AUSTIN (KXAN) — At age 83, Dr. Adam Heller isn’t sure he’ll ever retire. The research professor at the University of Texas at Austin has over 260 U.S. patents and 392 pending. Among his many awards, Heller was awarded the National Medal of Technology and Innovation in 2008, the highest technology award in the United States.
His latest ambition: making it easier for Parkinson’s Disease patients to get the medicine they need. Dr. Heller says Parkinson’s is a condition where underdosing and overdosing can be harmful to a patient.
“Underdosing causes the Parkinson’s Disease people to freeze, they cannot move, they stop moving. Overdosing makes them move in an uncontrolled way,” said Dr. Heller. “So they have to be maintained in a narrow drug concentration in the body, and the drug lives only for 90 minutes.”
Dr. Heller and his son set out to fix that problem, making the medicine delivery more efficient and effective.
They developed the first device to continuously deliver drugs into the mouth at a controlled rate, achieving steady drug levels in the body throughout the day. It’s a custom fit retainer paired with a miniature disposable propellant driven drug pump. Once in the mouth, the drug is continuously delivered to the back of the mouth where it is swallowed with saliva and absorbed through the gastrointestinal route.
“This is the first example where we can continuously pump a conventional solid drug into the mouth and we hope that this is just the beginning of pumping all of the drugs that are short-acting and people need continuously,” said Dr. Heller.
For advanced Parkinson’s Disease, Heller says this would be an alternative to a current device – one that must be put in surgically and can have complications. He hopes his device will also be more affordable.
“I would love to still be alive.

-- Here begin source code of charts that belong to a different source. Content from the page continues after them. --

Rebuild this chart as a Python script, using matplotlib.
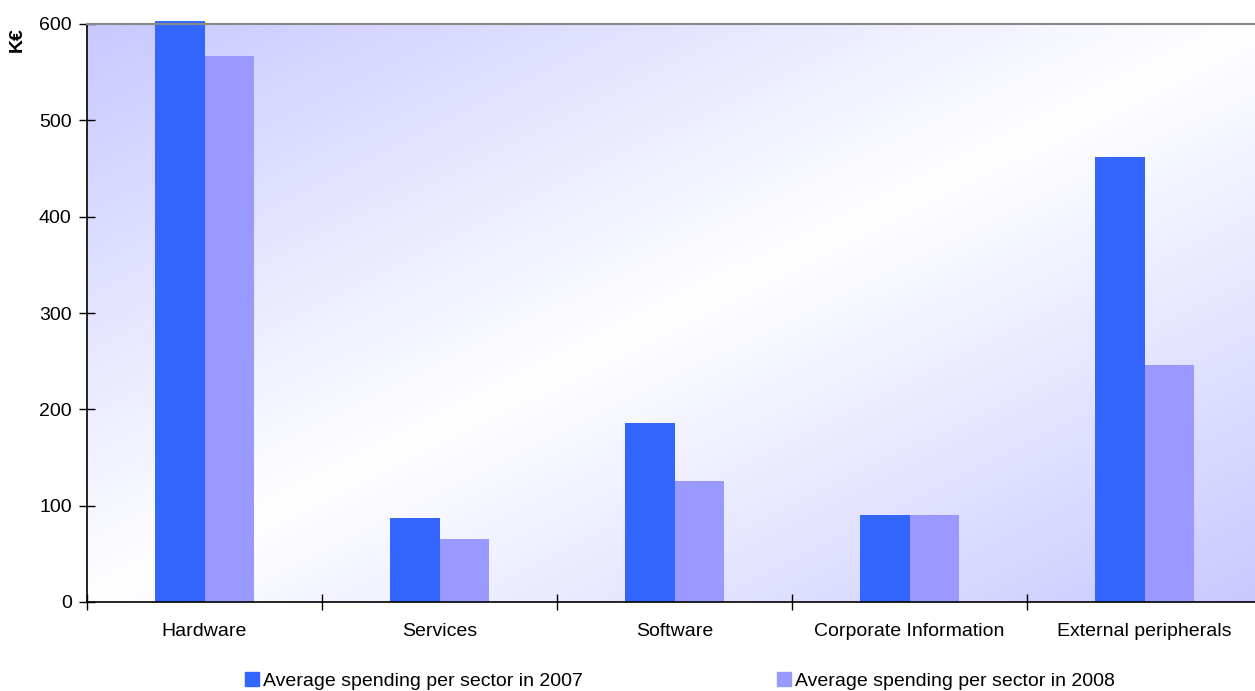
import numpy as np
import matplotlib
matplotlib.use("Agg")
import matplotlib.pyplot as plt
from matplotlib.patches import Patch

categories = ["Hardware", "Services", "Software", "Corporate Information", "External peripherals"]
spend_2007 = [603, 87, 186, 90, 462]
spend_2008 = [567, 65, 126, 90, 246]
series_labels = ["Average spending per sector in 2007", "Average spending per sector in 2008"]
yticks = [0, 100, 200, 300, 400, 500, 600]

c2007 = "#3366FF"
c2008 = "#9999FF"

plt.rcParams["font.family"] = ["Liberation Sans", "DejaVu Sans"]
fs = 14

W, H = 1255, 691
fig = plt.figure(figsize=(W / 100, H / 100), dpi=100)
# plot area runs slightly past the right edge of the canvas
ax = fig.add_axes([87 / W, 1 - 602 / H, 1175 / W, (602 - 24) / H])

# diagonal lavender-white-lavender gradient background
n = 400
u = np.linspace(0, 1, n)
U, V = np.meshgrid(u, u)  # V = 0 at top
t = (U + V) / 2
w = np.abs(t - 0.5) * 2
lav = np.array([200, 200, 255]) / 255
white = np.array([1.0, 1.0, 1.0])
img = white[None, None, :] * (1 - w[..., None]) + lav[None, None, :] * w[..., None]
ax.imshow(img, extent=[0, 1, 0, 1], transform=ax.transAxes, aspect="auto", zorder=0)

x = np.arange(len(categories))
bw = 0.21
ax.bar(x - bw / 2, spend_2007, width=bw, color=c2007, zorder=2, clip_on=False)
ax.bar(x + bw / 2, spend_2008, width=bw, color=c2008, zorder=2, clip_on=False)

ax.set_xlim(-0.5, len(categories) - 0.5)
ax.set_ylim(0, 600)

ax.set_yticks(yticks)
ax.set_yticklabels([str(v) for v in yticks], fontsize=fs)
ax.tick_params(axis="y", direction="inout", length=12, width=1, pad=5)

ax.set_xticks(x)
ax.set_xticklabels(categories, fontsize=fs)
ax.tick_params(axis="x", which="major", length=0, pad=15)
ax.set_xticks(np.arange(-0.5, len(categories) - 0.4, 1.0)[:-1], minor=True)
ax.tick_params(axis="x", which="minor", direction="inout", length=12, width=1)

for s in ["left", "bottom"]:
    ax.spines[s].set_color("black")
    ax.spines[s].set_linewidth(1.2)
ax.spines["top"].set_color("#888888")
ax.spines["top"].set_linewidth(1.5)
ax.spines["right"].set_visible(False)

fig.text(17 / W, 1 - 40 / H, "K€", rotation=90, fontsize=fs, fontweight="bold",
         ha="center", va="center")

handles = [Patch(color=c2007), Patch(color=c2008)]
fig.legend(handles, series_labels, loc="center", bbox_to_anchor=(680 / W, 1 - 681 / H),
           ncol=2, frameon=False, fontsize=fs, handlelength=0.7, handleheight=0.7,
           handletextpad=0.2, columnspacing=10.0, borderaxespad=0)

fig.savefig("out.png", dpi=100)
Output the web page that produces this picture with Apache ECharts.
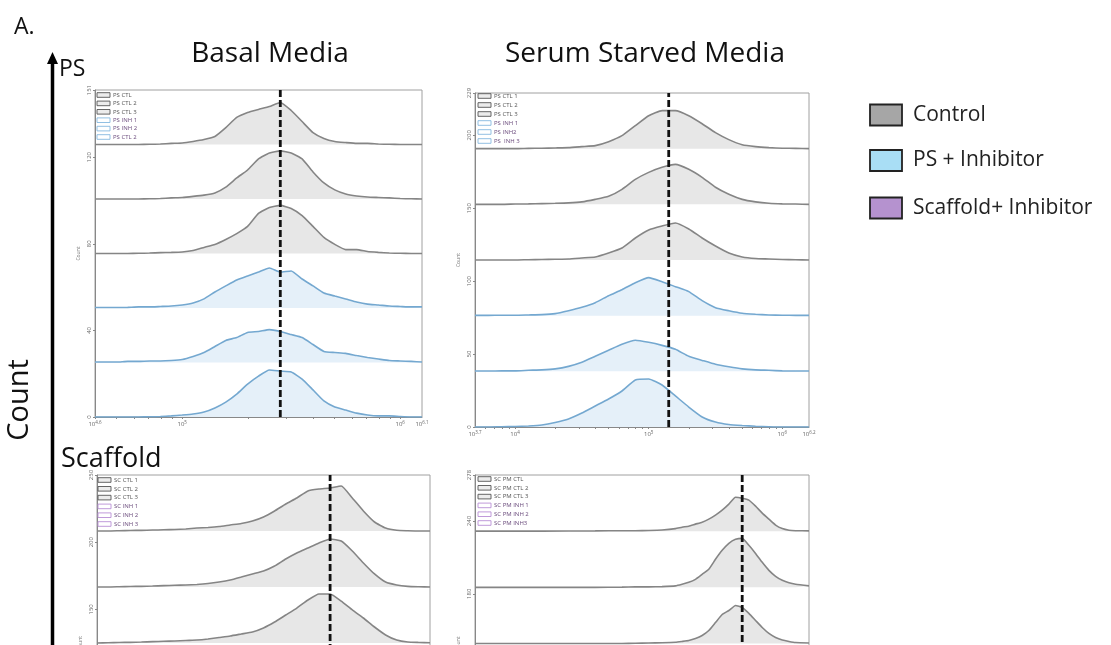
<!DOCTYPE html>
<html><head><meta charset="utf-8">
<script src="https://cdn.jsdelivr.net/npm/echarts@6/dist/echarts.min.js"></script>
<style>html,body{margin:0;padding:0;background:#fff}#c{width:1111px;height:645px}</style>
</head><body><div id="c"></div>
<script>
// ---- x bins (log10 fluorescence) ----
const basalBins = [4.6,4.65,4.7,4.75,4.8,4.85,4.9,4.95,5.0,5.05,5.1,5.15,5.2,5.25,5.3,5.35,5.4,5.45,5.5,5.55,5.6,5.65,5.7,5.75,5.8,5.85,5.9,5.95,6.0,6.05,6.1];
const serumBins = [3.7,3.8,3.9,4.0,4.1,4.2,4.3,4.4,4.5,4.6,4.7,4.8,4.9,5.0,5.1,5.2,5.3,5.4,5.5,5.6,5.7,5.8,5.9,6.0,6.1,6.2];
const scSerumBins = [3.7,4.2,4.6,4.8,4.9,5.0,5.1,5.2,5.25,5.3,5.35,5.4,5.45,5.5,5.55,5.6,5.65,5.7,5.75,5.8,5.85,5.9,5.95,6.0,6.05,6.1,6.2];

// ---- counts (top row first) ----
const psBasalCtl1 = [0,0,0,0,0,0.1,0.2,0.5,0.7,1.4,2.3,3.7,7.8,12.5,14.8,16.2,17.5,19.4,15.7,10.6,5.5,2.8,1.4,0.9,0.5,0.5,0.2,0.1,0,0,0];
const psBasalCtl2 = [0,0,0,0,0,0.1,0.2,0.5,0.7,1.2,1.8,2.8,5.5,9.7,13.4,18.5,21.2,22.2,21.2,18.5,12.5,7.4,4.2,2.3,1.4,0.9,0.7,0.5,0.2,0.1,0];
const psBasalCtl3 = [0,0,0,0,0.1,0.2,0.4,0.5,0.7,1.4,2.8,4.2,6.5,9.2,12.5,18.5,21.2,22.2,20.8,17.5,12.5,7.4,4.2,1.8,1.8,0.9,0.5,0.2,0.1,0,0];
const psBasalInh1 = [0.2,0.2,0.2,0.3,0.5,0.5,0.7,0.9,1.4,2.3,4.2,7.4,10.2,12.9,14.8,16.6,18.5,16.6,17.1,13.4,10.2,6.9,5.5,4.2,2.8,1.8,1.4,0.9,0.7,0.5,0.5];
const psBasalInh2 = [0.2,0.2,0.2,0.5,0.5,0.7,0.7,0.9,1.4,2.8,4.6,7.4,10.2,11.5,13.9,14.3,15.2,14.3,12.9,11.5,8.3,5.1,4.6,4.2,3.2,2.3,1.6,0.9,0.7,0.5,0.2];
const psBasalInh3 = [0,0,0,0,0,0.1,0.2,0.5,0.9,1.4,2.3,4.2,6.9,10.6,15.2,18.9,21.7,21.2,20.8,17.5,12.5,7.4,4.6,3.2,1.8,0.9,0.5,0.5,0.2,0,0];

const psSerumCtl1 = [0,0,0,0,0.2,0.3,0.5,0.7,1.4,2.1,4.8,8.9,15.8,22.6,26.1,26.1,22.6,17.1,11,6.2,2.7,1.4,0.7,0.3,0.2,0];
const psSerumCtl2 = [0,0,0,0.2,0.3,0.5,0.7,1,1.7,3.4,5.5,10.3,17.1,21.9,25.4,27.4,24,18.5,11.7,6.9,3.4,1.7,0.7,0.3,0.2,0];
const psSerumCtl3 = [0,0,0,0,0.2,0.3,0.5,0.7,1.4,2.1,4.8,8.2,15.1,20.6,23.3,25.4,21.3,15.1,9.6,4.8,2.1,1,0.7,0.3,0.2,0];
const psSerumInh1 = [0.2,0.2,0.3,0.3,0.5,0.7,1.4,3.4,5.8,8.9,13.7,17.8,22.6,26.1,23.3,19.9,16.5,10.3,5.5,3.4,1.7,1,0.5,0.3,0.2,0.2];
const psSerumInh2 = [0.2,0.2,0.3,0.3,0.7,1,1.7,3.4,6.2,10.3,14.4,18.5,21.3,19.9,17.8,15.1,10.3,7.5,4.8,3.1,1.7,1,0.7,0.3,0.2,0.2];
const psSerumInh3 = [0,0,0.2,0.3,0.7,1.4,3.1,5.5,9.6,14.4,19.2,24.7,32.2,32.9,28.8,21.3,13.7,6.9,3.4,1.7,1,0.5,0.2,0,0,0];

const scBasalCtl1 = [0,0,0.2,0.4,0.5,0.7,0.9,1.1,1.5,2.2,2.6,3.3,4.5,5.6,7.4,10.4,14.9,20.1,24.6,29.8,31.2,32,33.5,24.6,14.9,6.7,2.2,0.5,0.2,0,0];
const scBasalCtl2 = [0,0,0.2,0.4,0.5,0.7,1,1.3,1.5,1.9,2.6,3.7,5.2,7.4,9.7,11.9,15.6,20.8,25.3,29,32.7,35.7,34.2,26.8,17.9,9.7,3.7,1.5,0.5,0.2,0];
const scBasalCtl3 = [0,0.2,0.4,0.5,0.7,1,1.3,1.5,1.9,2.2,3,4.1,5.2,6.7,8.2,11.2,15.6,20.8,26,32,36.5,36.5,31.2,24.6,18.6,11.9,6,2.2,0.7,0.4,0.2];

const scSerumCtl1 = [0,0,0.2,0.4,0.4,0.6,1,2.1,3.3,4.1,5.8,7.4,9.9,13.2,17.3,22.3,28,27.2,25.6,20.6,14.9,9.9,5,2.1,0.8,0.4,0.2];
const scSerumCtl2 = [0,0,0,0.2,0.4,0.4,0.6,1.2,2.5,4.1,6.6,10.7,14.9,23.1,30.5,36.3,39.6,40.4,34.7,28,20.6,14,9.1,5.8,3.7,2.5,1.2];
const scSerumCtl3 = [0,0,0,0,0.2,0.4,0.6,1,1.7,2.5,4.1,6.6,10.7,17.3,23.9,27.2,31.4,29.7,24.8,19,13.2,8.3,5,2.9,1.7,0.8,0.4];

// ---- axis ticks / labels ----
const basalYLabels = [0,40,80,120,151];
const serumYLabels = [0,50,100,150,200,229];
const scBasalYLabels = [0,50,100,150,200,250];
const scSerumYLabels = [0,60,120,180,240,278];
const basalXLabels = [4.6,5,6,6.1];
const serumXLabels = [3.7,4,5,6,6.2];

// ---- dashed reference positions (log10) ----
const markers = [5.45, 5.15, 5.65, 5.70];

// ---- in-panel legend names ----
const psBasalNames = ['PS CTL','PS CTL 2','PS CTL 3','PS INH 1','PS INH 2','PS CTL 2'];
const psSerumNames = ['PS CTL 1','PS CTL 2','PS CTL 3','PS INH 1','PS INH2','PS  INH 3'];
const scBasalNames = ['SC CTL 1','SC CTL 2','SC CTL 3','SC INH 1','SC INH 2','SC INH 3'];
const scSerumNames = ['SC PM CTL','SC PM CTL 2','SC PM CTL 3','SC PM INH 1','SC PM INH 2','SC PM INH3'];
const legendNames = ['Control','PS + Inhibitor','Scaffold+ Inhibitor'];

const GRAY = {line:'#858585', fill:'#e7e7e7', box:'#555', text:'#555'};
const BLUE = {line:'#74a8d0', fill:'#e5f0f9', box:'#86b9e0', text:'#6a4b7c'};
const PURP = {box:'#b98fd6', text:'#6a4b7c'};

const panels = [
  {grid:{left:95,top:90,width:327,height:327}, xMin:4.6, xMax:6.1, yMax:151, yLabels:basalYLabels, xLabels:basalXLabels,
   bins:basalBins, rows:[psBasalCtl1,psBasalCtl2,psBasalCtl3,psBasalInh1,psBasalInh2,psBasalInh3], kinds:[GRAY,GRAY,GRAY,BLUE,BLUE,BLUE],
   names:psBasalNames, boxKinds:[GRAY,GRAY,GRAY,BLUE,BLUE,BLUE], leg:{x:97,y:95,dy:8.4}},
  {grid:{left:475,top:93,width:334,height:334}, xMin:3.7, xMax:6.2, yMax:229, yLabels:serumYLabels, xLabels:serumXLabels,
   bins:serumBins, rows:[psSerumCtl1,psSerumCtl2,psSerumCtl3,psSerumInh1,psSerumInh2,psSerumInh3], kinds:[GRAY,GRAY,GRAY,BLUE,BLUE,BLUE],
   names:psSerumNames, boxKinds:[GRAY,GRAY,GRAY,BLUE,BLUE,BLUE], leg:{x:478,y:96,dy:9}},
  {grid:{left:97,top:475,width:333,height:336}, xMin:4.6, xMax:6.1, yMax:250, yLabels:scBasalYLabels, xLabels:basalXLabels,
   bins:basalBins, rows:[scBasalCtl1,scBasalCtl2,scBasalCtl3], kinds:[GRAY,GRAY,GRAY],
   names:scBasalNames, boxKinds:[GRAY,GRAY,GRAY,PURP,PURP,PURP], leg:{x:98,y:480,dy:8.8}},
  {grid:{left:475,top:475,width:334,height:337}, xMin:3.7, xMax:6.2, yMax:278, yLabels:scSerumYLabels, xLabels:serumXLabels,
   bins:scSerumBins, rows:[scSerumCtl1,scSerumCtl2,scSerumCtl3], kinds:[GRAY,GRAY,GRAY],
   names:scSerumNames, boxKinds:[GRAY,GRAY,GRAY,PURP,PURP,PURP], leg:{x:478,y:479,dy:8.8}}
];

function minorTicks(a,b){
  const out=[];
  for(let e=Math.floor(a); e<=Math.ceil(b); e++){
    for(let k=1;k<=9;k++){const v=e+Math.log10(k); if(v>=a-1e-9 && v<=b+1e-9) out.push(v);}
  }
  return out;
}
function fmtExp(v){ return '10{s|' + (Math.round(v*10)/10) + '}'; }

const FONT = '"Open Sans", "Noto Sans", sans-serif';
const grids=[], xAxes=[], yAxes=[], series=[], graphics=[];

panels.forEach((p,i)=>{
  grids.push(Object.assign({show:true, borderColor:'#a0a0a0', borderWidth:1, containLabel:false, outerBoundsMode:'none'}, p.grid));
  xAxes.push({type:'value', gridIndex:i, min:p.xMin, max:p.xMax,
    axisLine:{lineStyle:{color:'#888',width:1}},
    axisTick:{length:2, lineStyle:{color:'#888'}, customValues:minorTicks(p.xMin,p.xMax)},
    axisLabel:{customValues:p.xLabels, formatter:fmtExp, color:'#666', fontSize:6, margin:3, fontFamily:FONT,
      rich:{s:{fontSize:4.5, verticalAlign:'top', color:'#666', padding:[0,0,4,0]}}},
    splitLine:{show:false}});
  yAxes.push({type:'value', gridIndex:i, min:0, max:p.yMax,
    name:'Count', nameLocation:'middle', nameGap:14, nameTextStyle:{fontSize:5, color:'#777', fontFamily:FONT},
    axisLine:{show:true, lineStyle:{color:'#888',width:1}},
    axisTick:{show:true, length:2, lineStyle:{color:'#888'}, customValues:p.yLabels},
    axisLabel:{customValues:p.yLabels, rotate:90, color:'#666', fontSize:6, margin:3, fontFamily:FONT},
    splitLine:{show:false}});
  const step = p.yMax/6;
  p.rows.forEach((counts,r)=>{
    const off = (5-r)*step;
    const k = p.kinds[r];
    series.push({type:'line', xAxisIndex:i, yAxisIndex:i, symbol:'none', smooth:0.15, silent:true,
      data:p.bins.map((b,j)=>[b, off+counts[j]]),
      lineStyle:{color:k.line, width:1.6},
      areaStyle:{color:k.fill, opacity:1, origin:off}, z:2+r});
  });
  series.push({type:'line', xAxisIndex:i, yAxisIndex:i, symbol:'none', silent:true,
    data:[[markers[i],0],[markers[i],p.yMax]],
    lineStyle:{color:'#111', width:2.8, type:[7,3]}, z:20});
  // in-panel legend
  p.names.forEach((n,r)=>{
    const bk = p.boxKinds[r];
    const yy = p.leg.y + r*p.leg.dy;
    graphics.push({type:'rect', shape:{x:p.leg.x, y:yy-2.3, width:13, height:4.6},
      style:{fill: bk===GRAY ? '#ececec' : '#fff', stroke:bk.box, lineWidth:0.9}, z:30});
    graphics.push({type:'text', x:p.leg.x+16, y:yy, style:{text:n, fontSize:6, fill: r<3 ? '#555' : bk.text, fontFamily:FONT, textVerticalAlign:'middle'}, z:30});
  });
});

// titles & labels
graphics.push({type:'text', x:14, y:27, style:{text:'A.', fontSize:23, fill:'#111', fontFamily:FONT, textVerticalAlign:'middle'}});
graphics.push({type:'text', x:59, y:69, style:{text:'PS', fontSize:23, fill:'#111', fontFamily:FONT, textVerticalAlign:'middle'}});
graphics.push({type:'text', x:270, y:54, style:{text:'Basal Media', fontSize:28, fill:'#111', fontFamily:FONT, textAlign:'center', textVerticalAlign:'middle'}});
graphics.push({type:'text', x:645, y:54, style:{text:'Serum Starved Media', fontSize:28, fill:'#111', fontFamily:FONT, textAlign:'center', textVerticalAlign:'middle'}});
graphics.push({type:'text', x:61, y:459, style:{text:'Scaffold', fontSize:27, fill:'#111', fontFamily:FONT, textVerticalAlign:'middle'}});
graphics.push({type:'text', x:20, y:400, rotation:Math.PI/2, style:{text:'Count', fontSize:29, fill:'#111', fontFamily:FONT, textAlign:'center', textVerticalAlign:'middle'}});
// big arrow
graphics.push({type:'line', shape:{x1:52.5, y1:62, x2:52.5, y2:650}, style:{stroke:'#000', lineWidth:3.5}});
graphics.push({type:'polygon', shape:{points:[[52.5,52],[47,64],[58,64]]}, style:{fill:'#000'}});
// right legend
const legFills = ['#a6a6a6','#a9def5','#b592cf'];
const legY = [115, 160.5, 208];
legendNames.forEach((n,i)=>{
  graphics.push({type:'rect', shape:{x:870, y:legY[i]-10.5, width:32, height:21}, style:{fill:legFills[i], stroke:'#222', lineWidth:1.8}});
  graphics.push({type:'text', x:913, y:legY[i], style:{text:n, fontSize:21, fill:'#222', fontFamily:FONT, textVerticalAlign:'middle'}});
});

const chart = echarts.init(document.getElementById('c'), null, {renderer:'canvas'});
chart.setOption({animation:false, backgroundColor:'#fff', grid:grids, xAxis:xAxes, yAxis:yAxes, series:series, graphic:graphics});
</script></body></html>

I would love to see it in people, widely used in the world,” he said.
For decades the UT Austin researcher has worked tirelessly to make the world a better place. He says part of that drive comes from being a Holocaust survivor.
“I’m thinking of my friends that were just as bright as anyone I knew. I think of my cousins. I think about my relatives,” said Dr. Heller. “And they can’t do, they can’t work. So somebody has to.”
Heller says he and his family were kept in inhuman conditions.
“The Hungarian Holocaust differed from all of the others in that number one, the Hungarian population so enthusiastically supported it, that they could complete the murder of the Hungarian Jews in seven weeks. In Poland, Holland, France it took much longer.”
He vividly remembers being in a concentration camp.
“We are in barracks just the way you see in the movies, the beds three stacked up, three stacked high. We are full of lice, we are hungry, I lost half of my weight when I was 11.”
Dr. Heller hopes his latest device improves the quality of life for many. He believes it could one day help treat Multiple Sclerosis, spinal cord injuries, traumatic brain injuries and Myasthenia Gravis.
If everything goes as planned during the clinical studies phases, Dr. Heller says the drug could be available in three years.